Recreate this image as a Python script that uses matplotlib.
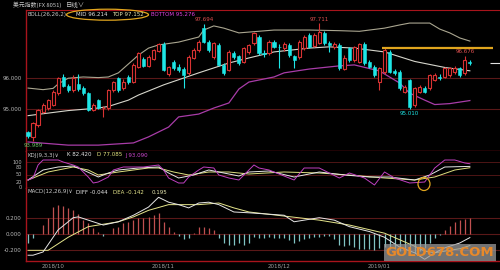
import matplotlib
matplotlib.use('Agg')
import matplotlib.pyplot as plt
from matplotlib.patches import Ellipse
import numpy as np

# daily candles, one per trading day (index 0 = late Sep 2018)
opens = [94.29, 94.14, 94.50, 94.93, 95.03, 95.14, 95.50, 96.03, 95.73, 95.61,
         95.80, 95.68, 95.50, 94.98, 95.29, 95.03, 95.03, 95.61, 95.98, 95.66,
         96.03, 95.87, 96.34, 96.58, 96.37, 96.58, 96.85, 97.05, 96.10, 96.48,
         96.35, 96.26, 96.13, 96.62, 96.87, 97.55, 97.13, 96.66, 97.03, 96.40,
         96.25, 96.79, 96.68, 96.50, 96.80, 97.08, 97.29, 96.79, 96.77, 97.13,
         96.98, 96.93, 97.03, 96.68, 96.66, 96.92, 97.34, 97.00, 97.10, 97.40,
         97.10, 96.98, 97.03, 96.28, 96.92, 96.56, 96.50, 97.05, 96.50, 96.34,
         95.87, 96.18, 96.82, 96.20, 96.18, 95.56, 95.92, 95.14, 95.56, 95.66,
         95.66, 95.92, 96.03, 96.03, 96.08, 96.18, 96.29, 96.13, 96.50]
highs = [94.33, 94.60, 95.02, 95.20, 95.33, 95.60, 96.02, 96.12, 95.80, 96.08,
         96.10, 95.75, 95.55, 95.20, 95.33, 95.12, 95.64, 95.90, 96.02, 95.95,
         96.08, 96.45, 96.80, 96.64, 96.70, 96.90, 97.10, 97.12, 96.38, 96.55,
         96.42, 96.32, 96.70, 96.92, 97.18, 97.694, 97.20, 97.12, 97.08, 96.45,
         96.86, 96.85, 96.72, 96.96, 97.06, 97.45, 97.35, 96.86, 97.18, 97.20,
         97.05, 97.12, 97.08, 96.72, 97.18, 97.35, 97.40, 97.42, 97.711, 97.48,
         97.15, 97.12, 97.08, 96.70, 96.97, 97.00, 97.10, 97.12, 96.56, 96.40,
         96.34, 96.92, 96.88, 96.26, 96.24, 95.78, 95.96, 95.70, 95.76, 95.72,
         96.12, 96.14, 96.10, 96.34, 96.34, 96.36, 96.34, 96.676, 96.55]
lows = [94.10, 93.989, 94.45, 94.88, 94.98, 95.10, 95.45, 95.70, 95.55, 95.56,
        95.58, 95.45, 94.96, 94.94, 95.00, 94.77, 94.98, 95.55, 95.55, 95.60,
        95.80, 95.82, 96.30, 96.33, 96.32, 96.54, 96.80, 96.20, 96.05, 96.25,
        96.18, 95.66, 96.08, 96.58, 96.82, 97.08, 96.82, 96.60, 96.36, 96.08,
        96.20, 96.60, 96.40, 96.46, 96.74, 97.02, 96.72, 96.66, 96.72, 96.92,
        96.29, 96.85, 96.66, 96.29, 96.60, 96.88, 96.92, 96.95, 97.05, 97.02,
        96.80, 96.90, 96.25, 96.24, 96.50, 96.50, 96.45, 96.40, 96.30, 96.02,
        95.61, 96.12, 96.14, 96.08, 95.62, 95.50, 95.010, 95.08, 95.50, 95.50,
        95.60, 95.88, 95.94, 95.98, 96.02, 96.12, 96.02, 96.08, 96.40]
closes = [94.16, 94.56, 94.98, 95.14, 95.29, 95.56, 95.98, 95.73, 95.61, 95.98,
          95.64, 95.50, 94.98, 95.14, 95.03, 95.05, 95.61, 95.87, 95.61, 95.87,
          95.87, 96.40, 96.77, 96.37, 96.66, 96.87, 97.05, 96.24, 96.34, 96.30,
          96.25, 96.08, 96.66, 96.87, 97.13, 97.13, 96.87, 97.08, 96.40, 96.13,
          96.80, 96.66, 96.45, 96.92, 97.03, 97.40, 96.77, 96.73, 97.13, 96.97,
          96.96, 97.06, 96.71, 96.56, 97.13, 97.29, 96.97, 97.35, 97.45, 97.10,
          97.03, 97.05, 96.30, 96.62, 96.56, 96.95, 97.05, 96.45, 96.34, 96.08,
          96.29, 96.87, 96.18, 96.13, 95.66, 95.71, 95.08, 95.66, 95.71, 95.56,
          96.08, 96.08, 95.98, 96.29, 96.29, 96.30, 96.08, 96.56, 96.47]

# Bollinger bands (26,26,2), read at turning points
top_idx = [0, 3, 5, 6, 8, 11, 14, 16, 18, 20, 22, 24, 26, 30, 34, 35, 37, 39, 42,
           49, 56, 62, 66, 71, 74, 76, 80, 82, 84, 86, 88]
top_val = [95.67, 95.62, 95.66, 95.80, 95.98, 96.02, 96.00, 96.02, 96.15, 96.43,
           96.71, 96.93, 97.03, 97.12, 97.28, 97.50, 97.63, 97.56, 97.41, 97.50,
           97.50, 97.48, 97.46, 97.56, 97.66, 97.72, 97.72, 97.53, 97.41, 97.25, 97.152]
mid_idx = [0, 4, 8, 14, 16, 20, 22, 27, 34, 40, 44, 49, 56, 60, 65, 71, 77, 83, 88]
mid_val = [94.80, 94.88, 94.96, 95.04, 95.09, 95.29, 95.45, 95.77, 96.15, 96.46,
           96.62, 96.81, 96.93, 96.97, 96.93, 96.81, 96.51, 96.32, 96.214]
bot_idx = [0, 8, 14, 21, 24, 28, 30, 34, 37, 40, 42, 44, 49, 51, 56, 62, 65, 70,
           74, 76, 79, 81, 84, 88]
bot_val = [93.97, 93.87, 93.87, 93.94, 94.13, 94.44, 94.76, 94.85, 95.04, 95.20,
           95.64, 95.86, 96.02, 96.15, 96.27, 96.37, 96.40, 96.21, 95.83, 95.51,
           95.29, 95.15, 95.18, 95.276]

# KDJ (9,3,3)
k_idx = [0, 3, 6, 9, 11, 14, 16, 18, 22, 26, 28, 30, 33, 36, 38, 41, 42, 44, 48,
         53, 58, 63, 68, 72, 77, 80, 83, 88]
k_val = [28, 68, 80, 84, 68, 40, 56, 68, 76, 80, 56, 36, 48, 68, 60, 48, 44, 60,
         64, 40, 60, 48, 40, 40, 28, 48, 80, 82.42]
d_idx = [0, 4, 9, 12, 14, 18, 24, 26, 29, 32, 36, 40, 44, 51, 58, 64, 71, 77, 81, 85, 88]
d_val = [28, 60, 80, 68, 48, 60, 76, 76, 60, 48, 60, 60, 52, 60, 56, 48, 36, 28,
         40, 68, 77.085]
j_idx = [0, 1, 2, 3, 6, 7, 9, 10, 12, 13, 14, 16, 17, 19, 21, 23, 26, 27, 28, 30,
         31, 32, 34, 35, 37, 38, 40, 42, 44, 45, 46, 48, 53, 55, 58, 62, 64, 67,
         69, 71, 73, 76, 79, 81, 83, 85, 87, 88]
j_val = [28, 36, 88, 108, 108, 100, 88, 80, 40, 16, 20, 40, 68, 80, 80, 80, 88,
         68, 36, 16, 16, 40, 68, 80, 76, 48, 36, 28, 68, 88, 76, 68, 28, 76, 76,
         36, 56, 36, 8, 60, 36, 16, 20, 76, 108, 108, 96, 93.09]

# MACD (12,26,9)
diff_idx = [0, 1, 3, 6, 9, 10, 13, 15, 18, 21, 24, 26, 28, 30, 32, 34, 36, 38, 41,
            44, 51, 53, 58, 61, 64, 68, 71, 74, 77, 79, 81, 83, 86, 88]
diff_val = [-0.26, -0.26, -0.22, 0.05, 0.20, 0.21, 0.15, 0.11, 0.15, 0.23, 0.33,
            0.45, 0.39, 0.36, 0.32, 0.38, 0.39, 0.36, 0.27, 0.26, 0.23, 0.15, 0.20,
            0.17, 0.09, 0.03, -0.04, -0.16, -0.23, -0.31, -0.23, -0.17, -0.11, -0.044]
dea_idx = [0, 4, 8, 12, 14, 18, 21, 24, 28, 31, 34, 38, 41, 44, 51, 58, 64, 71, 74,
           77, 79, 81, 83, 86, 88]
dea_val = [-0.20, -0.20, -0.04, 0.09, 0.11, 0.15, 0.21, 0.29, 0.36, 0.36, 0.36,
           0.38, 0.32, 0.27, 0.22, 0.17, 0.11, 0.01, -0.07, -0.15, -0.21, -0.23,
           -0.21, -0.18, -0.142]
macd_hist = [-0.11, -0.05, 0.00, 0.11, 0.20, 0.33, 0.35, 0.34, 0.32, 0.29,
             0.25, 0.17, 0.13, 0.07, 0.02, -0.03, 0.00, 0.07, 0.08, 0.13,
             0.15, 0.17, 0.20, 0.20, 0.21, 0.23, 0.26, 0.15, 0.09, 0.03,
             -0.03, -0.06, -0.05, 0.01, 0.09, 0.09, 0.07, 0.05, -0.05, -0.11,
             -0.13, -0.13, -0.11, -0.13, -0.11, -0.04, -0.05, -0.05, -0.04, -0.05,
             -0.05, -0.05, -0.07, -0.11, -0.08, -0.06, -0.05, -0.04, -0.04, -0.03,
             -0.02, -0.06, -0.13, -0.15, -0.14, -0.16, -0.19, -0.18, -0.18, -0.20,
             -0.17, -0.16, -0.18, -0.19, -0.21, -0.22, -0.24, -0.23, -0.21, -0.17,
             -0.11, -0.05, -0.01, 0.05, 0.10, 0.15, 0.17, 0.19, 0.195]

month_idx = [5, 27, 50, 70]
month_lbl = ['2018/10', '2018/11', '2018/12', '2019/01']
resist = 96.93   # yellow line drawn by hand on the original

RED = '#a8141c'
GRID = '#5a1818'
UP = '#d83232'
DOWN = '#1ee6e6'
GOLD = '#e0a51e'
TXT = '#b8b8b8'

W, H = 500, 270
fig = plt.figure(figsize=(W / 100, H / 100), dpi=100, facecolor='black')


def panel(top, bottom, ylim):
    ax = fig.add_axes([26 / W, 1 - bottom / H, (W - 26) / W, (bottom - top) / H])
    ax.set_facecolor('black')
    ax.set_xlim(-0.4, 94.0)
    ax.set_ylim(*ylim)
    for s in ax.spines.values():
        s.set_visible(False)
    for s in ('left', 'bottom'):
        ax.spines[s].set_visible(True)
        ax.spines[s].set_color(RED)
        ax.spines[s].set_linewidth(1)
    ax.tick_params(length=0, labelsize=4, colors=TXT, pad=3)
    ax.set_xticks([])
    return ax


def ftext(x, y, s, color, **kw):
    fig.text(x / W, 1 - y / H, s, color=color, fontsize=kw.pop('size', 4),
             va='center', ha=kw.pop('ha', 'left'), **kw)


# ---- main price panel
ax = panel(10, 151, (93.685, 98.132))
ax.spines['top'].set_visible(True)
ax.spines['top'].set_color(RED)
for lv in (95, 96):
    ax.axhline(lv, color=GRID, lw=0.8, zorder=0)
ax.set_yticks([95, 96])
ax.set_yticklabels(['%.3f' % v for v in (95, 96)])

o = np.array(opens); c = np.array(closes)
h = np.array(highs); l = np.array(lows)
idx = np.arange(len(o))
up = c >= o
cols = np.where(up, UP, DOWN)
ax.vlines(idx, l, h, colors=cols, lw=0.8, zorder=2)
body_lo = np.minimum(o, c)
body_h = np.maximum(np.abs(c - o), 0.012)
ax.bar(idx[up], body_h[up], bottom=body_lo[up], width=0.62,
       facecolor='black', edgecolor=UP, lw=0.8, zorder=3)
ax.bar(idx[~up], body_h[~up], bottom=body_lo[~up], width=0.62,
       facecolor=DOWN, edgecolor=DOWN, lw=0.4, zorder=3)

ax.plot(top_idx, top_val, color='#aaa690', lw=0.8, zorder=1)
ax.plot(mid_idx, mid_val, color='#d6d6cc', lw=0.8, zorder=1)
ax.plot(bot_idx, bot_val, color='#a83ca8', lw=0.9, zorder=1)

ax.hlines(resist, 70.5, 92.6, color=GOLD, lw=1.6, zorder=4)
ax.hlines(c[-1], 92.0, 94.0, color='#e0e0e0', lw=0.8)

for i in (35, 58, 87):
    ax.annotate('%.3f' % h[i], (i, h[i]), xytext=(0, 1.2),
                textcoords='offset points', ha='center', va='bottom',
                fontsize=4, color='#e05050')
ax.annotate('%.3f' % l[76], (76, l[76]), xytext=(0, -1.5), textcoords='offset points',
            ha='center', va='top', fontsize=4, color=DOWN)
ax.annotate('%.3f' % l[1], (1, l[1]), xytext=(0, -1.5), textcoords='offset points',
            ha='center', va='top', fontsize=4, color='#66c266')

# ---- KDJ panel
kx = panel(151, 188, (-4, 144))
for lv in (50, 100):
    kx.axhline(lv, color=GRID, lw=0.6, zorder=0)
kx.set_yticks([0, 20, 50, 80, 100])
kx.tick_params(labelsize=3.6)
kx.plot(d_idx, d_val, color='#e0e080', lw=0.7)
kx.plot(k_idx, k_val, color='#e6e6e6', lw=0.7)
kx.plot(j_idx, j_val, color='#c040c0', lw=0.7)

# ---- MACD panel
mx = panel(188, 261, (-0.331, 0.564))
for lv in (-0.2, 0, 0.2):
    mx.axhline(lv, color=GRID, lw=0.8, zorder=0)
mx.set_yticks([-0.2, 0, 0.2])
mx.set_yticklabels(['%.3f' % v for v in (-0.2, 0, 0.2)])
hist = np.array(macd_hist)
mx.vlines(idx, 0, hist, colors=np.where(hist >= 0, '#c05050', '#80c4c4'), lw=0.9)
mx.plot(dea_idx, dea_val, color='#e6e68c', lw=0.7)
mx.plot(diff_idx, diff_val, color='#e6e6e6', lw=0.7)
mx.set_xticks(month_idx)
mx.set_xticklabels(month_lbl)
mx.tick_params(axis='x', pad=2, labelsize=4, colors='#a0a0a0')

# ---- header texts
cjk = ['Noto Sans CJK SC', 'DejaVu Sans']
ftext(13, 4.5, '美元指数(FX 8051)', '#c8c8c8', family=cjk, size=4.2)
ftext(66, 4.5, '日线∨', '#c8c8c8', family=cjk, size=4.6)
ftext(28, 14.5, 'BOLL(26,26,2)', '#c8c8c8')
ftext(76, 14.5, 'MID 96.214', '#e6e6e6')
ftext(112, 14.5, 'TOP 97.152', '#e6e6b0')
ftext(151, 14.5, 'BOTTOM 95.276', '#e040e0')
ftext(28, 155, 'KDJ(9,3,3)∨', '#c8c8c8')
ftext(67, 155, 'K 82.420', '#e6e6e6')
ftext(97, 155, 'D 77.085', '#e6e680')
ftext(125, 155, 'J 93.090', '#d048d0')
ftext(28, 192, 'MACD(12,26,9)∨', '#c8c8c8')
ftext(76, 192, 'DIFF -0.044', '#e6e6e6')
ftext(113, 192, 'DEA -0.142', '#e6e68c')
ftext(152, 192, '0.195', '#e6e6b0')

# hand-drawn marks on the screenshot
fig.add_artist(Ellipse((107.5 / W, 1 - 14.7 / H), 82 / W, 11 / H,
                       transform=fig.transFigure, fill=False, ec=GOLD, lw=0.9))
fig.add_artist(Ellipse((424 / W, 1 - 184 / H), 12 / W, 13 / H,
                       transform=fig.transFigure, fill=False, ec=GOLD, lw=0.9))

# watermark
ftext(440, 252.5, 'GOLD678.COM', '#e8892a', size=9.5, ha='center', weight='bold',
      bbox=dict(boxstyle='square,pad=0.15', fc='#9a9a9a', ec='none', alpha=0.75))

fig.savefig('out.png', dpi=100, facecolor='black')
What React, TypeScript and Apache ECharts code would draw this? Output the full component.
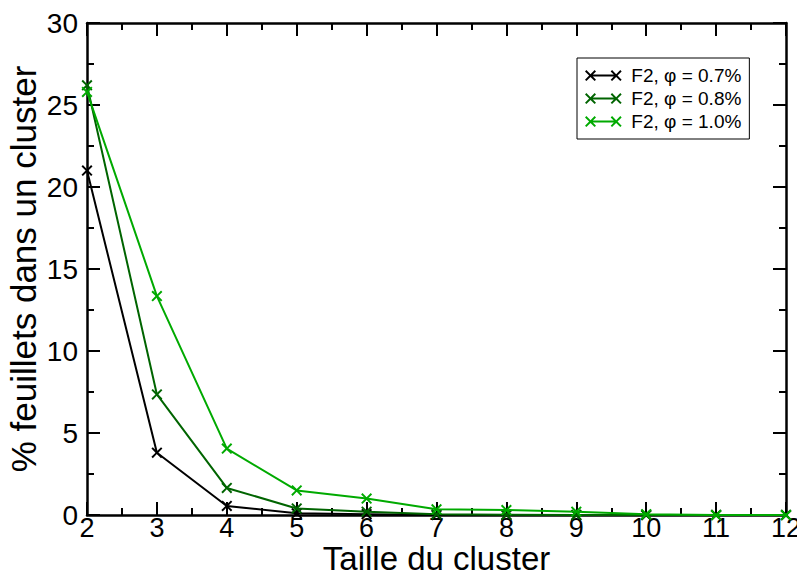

==================================================

EXERCISE INSTRUCTIONS:
Quote the records above exactly, from the first line through the line containing "import numpy as np", and leave out the pictures.

TASK ANSWER:
Recreate this image as a Python script that uses matplotlib.
import matplotlib
matplotlib.use('Agg')
import matplotlib.pyplot as plt
from matplotlib.patches import Ellipse
import numpy as np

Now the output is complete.